▼
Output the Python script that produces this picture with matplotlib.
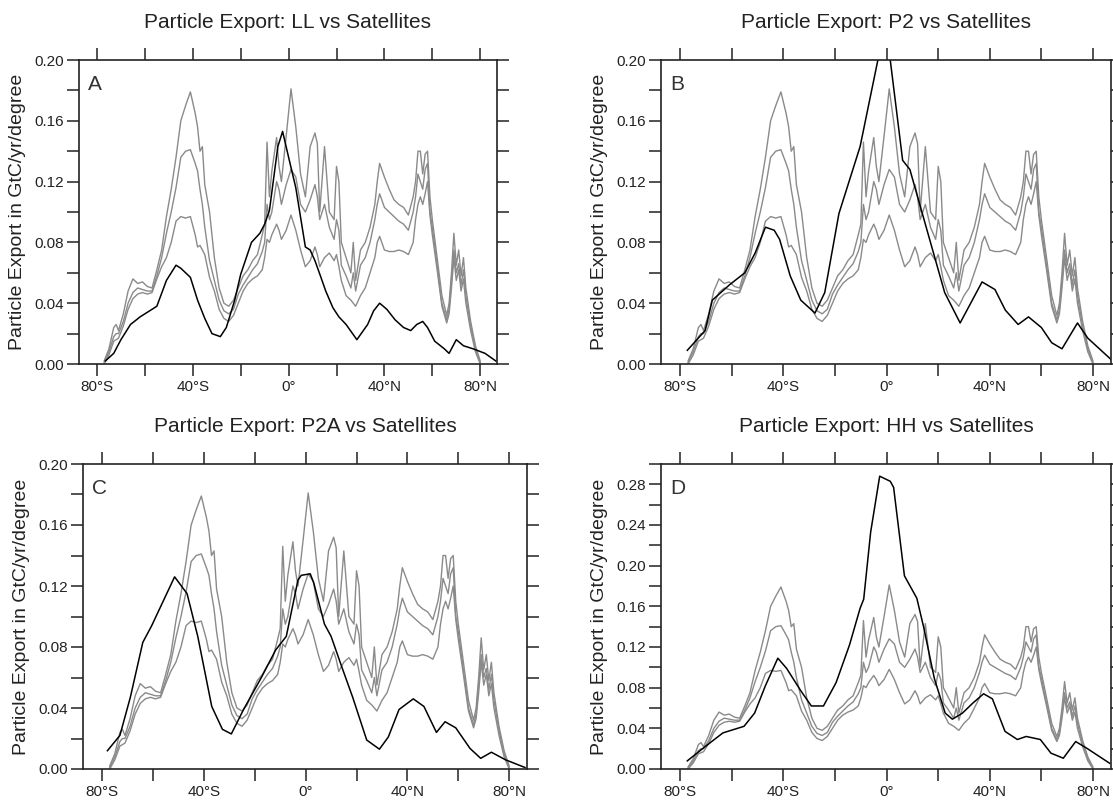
import matplotlib
matplotlib.use('Agg')
import matplotlib.pyplot as plt
from matplotlib.ticker import MultipleLocator, FuncFormatter

plt.rcParams['font.family'] = ['Liberation Sans', 'DejaVu Sans']

# satellite estimates (same three curves in every panel)
sat_lat = [-77, -75, -73, -72, -71, -69, -67, -65, -63, -61,
           -59, -57, -55, -53, -51, -49, -47, -45, -43, -41,
           -39, -38, -37, -36, -35, -33, -31, -29, -27, -25,
           -23, -21, -19, -17, -15, -13, -11, -10, -9, -8,
           -7, -5, -4, -3, -1, 1, 3, 5, 7, 9,
           11, 12, 13, 15, 17, 19, 20, 21, 22, 24,
           26, 27, 28, 30, 32, 34, 36, 37, 38, 40,
           42, 44, 46, 48, 50, 52, 53, 54, 55, 56,
           57, 58, 59, 60, 62, 64, 66, 67, 68, 69,
           70, 71, 72, 73, 74, 76, 78, 80]
sat_high = [0.002, 0.010, 0.024, 0.026, 0.022, 0.033, 0.048, 0.056, 0.053, 0.054,
            0.051, 0.050, 0.062, 0.075, 0.097, 0.115, 0.136, 0.160, 0.170, 0.179,
            0.165, 0.156, 0.140, 0.143, 0.118, 0.100, 0.070, 0.050, 0.040, 0.038,
            0.042, 0.050, 0.058, 0.062, 0.068, 0.072, 0.085, 0.092, 0.146, 0.110,
            0.127, 0.149, 0.130, 0.120, 0.150, 0.181, 0.156, 0.125, 0.110, 0.143,
            0.152, 0.145, 0.100, 0.143, 0.100, 0.095, 0.130, 0.120, 0.080, 0.070,
            0.060, 0.080, 0.055, 0.075, 0.080, 0.090, 0.105, 0.120, 0.132, 0.123,
            0.115, 0.108, 0.105, 0.103, 0.098, 0.110, 0.120, 0.140, 0.140, 0.125,
            0.138, 0.140, 0.110, 0.095, 0.070, 0.045, 0.032, 0.040, 0.060, 0.086,
            0.065, 0.075, 0.058, 0.070, 0.050, 0.028, 0.012, 0.002]
sat_mid = [0.001, 0.008, 0.018, 0.020, 0.020, 0.028, 0.040, 0.047, 0.050, 0.049,
           0.048, 0.048, 0.058, 0.070, 0.086, 0.100, 0.116, 0.136, 0.140, 0.141,
           0.132, 0.127, 0.115, 0.105, 0.090, 0.068, 0.055, 0.042, 0.035, 0.033,
           0.036, 0.046, 0.052, 0.057, 0.062, 0.066, 0.074, 0.080, 0.105, 0.095,
           0.100, 0.120, 0.115, 0.105, 0.118, 0.128, 0.123, 0.105, 0.100, 0.108,
           0.118, 0.110, 0.095, 0.105, 0.090, 0.082, 0.095, 0.088, 0.065, 0.058,
           0.050, 0.060, 0.048, 0.065, 0.070, 0.080, 0.095, 0.105, 0.112, 0.103,
           0.100, 0.097, 0.094, 0.092, 0.088, 0.100, 0.110, 0.125, 0.120, 0.115,
           0.128, 0.132, 0.100, 0.090, 0.065, 0.040, 0.029, 0.036, 0.055, 0.075,
           0.060, 0.066, 0.052, 0.062, 0.045, 0.025, 0.010, 0.001]
sat_low = [0.000, 0.006, 0.015, 0.016, 0.017, 0.025, 0.036, 0.043, 0.046, 0.047,
           0.046, 0.047, 0.056, 0.064, 0.070, 0.080, 0.094, 0.097, 0.096, 0.097,
           0.085, 0.077, 0.078, 0.075, 0.072, 0.057, 0.048, 0.036, 0.030, 0.028,
           0.032, 0.040, 0.048, 0.053, 0.056, 0.058, 0.062, 0.070, 0.082, 0.080,
           0.085, 0.092, 0.088, 0.082, 0.088, 0.098, 0.088, 0.075, 0.064, 0.068,
           0.077, 0.072, 0.064, 0.070, 0.073, 0.068, 0.072, 0.064, 0.055, 0.045,
           0.042, 0.040, 0.038, 0.045, 0.050, 0.060, 0.070, 0.080, 0.084, 0.075,
           0.074, 0.074, 0.075, 0.074, 0.072, 0.080, 0.095, 0.105, 0.110, 0.105,
           0.112, 0.120, 0.098, 0.085, 0.062, 0.038, 0.027, 0.033, 0.050, 0.070,
           0.055, 0.062, 0.048, 0.056, 0.040, 0.022, 0.008, 0.000]

# model curves
ll_lat = [-76.5, -73, -70, -66, -62, -58, -55, -51, -47, -45,
          -41, -38, -35, -32, -28.5, -26, -22.5, -20, -15.5, -12,
          -10, -8, -4.5, -2.5, 0, 3, 7, 9, 11, 13.5,
          15.5, 18.5, 21, 24, 28.5, 33, 35.5, 38, 41, 44.5,
          48, 51, 53.5, 56, 58, 61, 65, 67, 70, 73,
          77, 82, 86.5]
ll_val = [0.002, 0.007, 0.016, 0.026, 0.031, 0.035, 0.038, 0.055, 0.065, 0.063,
          0.057, 0.042, 0.030, 0.020, 0.018, 0.024, 0.042, 0.059, 0.080, 0.086,
          0.092, 0.101, 0.143, 0.153, 0.136, 0.116, 0.077, 0.075, 0.068, 0.057,
          0.048, 0.037, 0.031, 0.026, 0.016, 0.026, 0.035, 0.040, 0.036, 0.029,
          0.024, 0.022, 0.026, 0.028, 0.024, 0.015, 0.010, 0.007, 0.016, 0.012,
          0.010, 0.007, 0.002]

p2_lat = [-77.3, -70.4, -67.6, -61, -55, -51, -47, -43.6, -41.5, -37.4,
          -33.3, -27.8, -24, -18.5, -10.3, -3.4, 0, 1.4, 6.2, 9,
          13, 18.5, 22.5, 28.5, 37, 42, 46, 51, 55, 60,
          64, 68, 74, 78, 87]
p2_val = [0.009, 0.022, 0.042, 0.052, 0.060, 0.073, 0.090, 0.088, 0.082, 0.058,
          0.042, 0.0335, 0.047, 0.099, 0.143, 0.200, 0.202, 0.200, 0.134, 0.128,
          0.104, 0.071, 0.047, 0.027, 0.054, 0.049, 0.0355, 0.026, 0.031, 0.024,
          0.014, 0.010, 0.027, 0.017, 0.003]

p2a_lat = [-77.9, -73, -68.9, -64, -60.5, -51.5, -46.6, -42.4, -36.9, -32.7,
           -29.2, -24.4, -17.4, -11.8, -7.6, -3, -1.7, 1.8, 3.2, 7.4,
           10, 14.2, 18.5, 24, 29, 32.5, 36.7, 42.3, 46.5, 51.4,
           54.8, 59, 64.6, 68.8, 73, 78.6, 86.2]
p2a_val = [0.012, 0.022, 0.047, 0.083, 0.094, 0.126, 0.115, 0.087, 0.041, 0.026,
           0.023, 0.039, 0.060, 0.078, 0.087, 0.124, 0.127, 0.128, 0.122, 0.095,
           0.087, 0.067, 0.047, 0.019, 0.013, 0.021, 0.039, 0.046, 0.041, 0.024,
           0.031, 0.027, 0.0135, 0.007, 0.011, 0.006, 0.001]

hh_lat = [-77.3, -70.4, -63.5, -55.3, -51.2, -47, -42.2, -38.8, -33.3, -29.2,
          -24.5, -19.6, -14.4, -10.3, -8.9, -6.2, -2.7, 1.4, 2.7, 6.9,
          11.7, 14.4, 18.5, 22.7, 25.5, 29.4, 33.5, 37.6, 41, 45.9,
          50.7, 54.1, 59.6, 63.7, 68.5, 73.3, 77.5, 86.5]
hh_val = [0.008, 0.022, 0.0355, 0.042, 0.055, 0.082, 0.109, 0.099, 0.077, 0.062,
          0.062, 0.085, 0.122, 0.158, 0.167, 0.233, 0.288, 0.283, 0.277, 0.190,
          0.168, 0.139, 0.089, 0.055, 0.049, 0.055, 0.065, 0.074, 0.069, 0.037,
          0.029, 0.032, 0.029, 0.0156, 0.0106, 0.027, 0.0206, 0.0056]

model_names = ['LL', 'P2', 'P2A', 'HH']
panel_letters = ['A', 'B', 'C', 'D']
y_tops = [0.20, 0.20, 0.20, 0.30]

W, H = 1113, 800
GRAY = '#8a8a8a'

fig = plt.figure(figsize=(W / 100, H / 100), dpi=100)


def px_axes(left, top, right, bottom):
    return fig.add_axes([left / W, 1 - bottom / H, (right - left) / W, (bottom - top) / H])


def lat_fmt(v, pos):
    v = int(round(v))
    if v % 40:
        return ''
    if v == 0:
        return '0\u00b0'
    return f"{abs(v)}\u00b0{'S' if v < 0 else 'N'}"


# pixel boxes (left, top, right, bottom) and y label x position
boxes = [(79, 60, 497, 364), (661, 60, 1111, 364),
         (83, 464, 527, 769), (661, 464, 1111, 769)]
ylabel_x = [18, 600, 22, 600]
models = [(ll_lat, ll_val), (p2_lat, p2_val), (p2a_lat, p2a_val), (hh_lat, hh_val)]

for i in range(4):
    left, top, right, bottom = boxes[i]
    ax = px_axes(left, top, right, bottom)
    for s in (sat_high, sat_mid, sat_low):
        ax.plot(sat_lat, s, color=GRAY, lw=1.0)
    ax.plot(models[i][0], models[i][1], color='black', lw=1.1)

    ax.set_xlim(-87.5, 87)
    ax.set_ylim(0, y_tops[i])
    ax.xaxis.set_major_locator(MultipleLocator(20))
    ax.xaxis.set_major_formatter(FuncFormatter(lat_fmt))
    ax.yaxis.set_major_locator(MultipleLocator(0.04))
    ax.yaxis.set_minor_locator(MultipleLocator(0.02))
    ax.yaxis.set_major_formatter(FuncFormatter(lambda v, p: f'{v:.2f}'))
    ax.tick_params(axis='both', which='both', direction='out', length=8.5, width=1.1,
                   top=True, right=True, labelsize=11, colors='#222222')
    ax.tick_params(axis='x', pad=3)
    ax.tick_params(axis='y', pad=2)
    for sp in ax.spines.values():
        sp.set_linewidth(1.2)
        sp.set_color('#222222')

    h = bottom - top
    ax.text(0.5, 1 + 28 / h, f'Particle Export: {model_names[i]} vs Satellites',
            transform=ax.transAxes, ha='center', va='bottom', fontsize=15,
            color='#222222')
    ax.text(9 / (right - left), 1 - 15 / h, panel_letters[i], transform=ax.transAxes,
            ha='left', va='top', fontsize=15, color='#333333')
    fig.text(ylabel_x[i] / W, 1 - (top + bottom) / 2 / H,
             'Particle Export in GtC/yr/degree', rotation=90,
             ha='center', va='center', fontsize=14, color='#222222')

fig.savefig('out.png', dpi=100)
▲
### What you are asked to do
Without the pictures, please reproduce each line of the listing above exactly, from the first one through the line bearing "plt.rcParams['font.family'] = ['Liberation".

### Task solution
Output the Python script that produces this picture with matplotlib.
import matplotlib
matplotlib.use('Agg')
import matplotlib.pyplot as plt
from matplotlib.ticker import MultipleLocator, FuncFormatter

plt.rcParams['font.family'] = ['Liberation Sans', 'DejaVu Sans']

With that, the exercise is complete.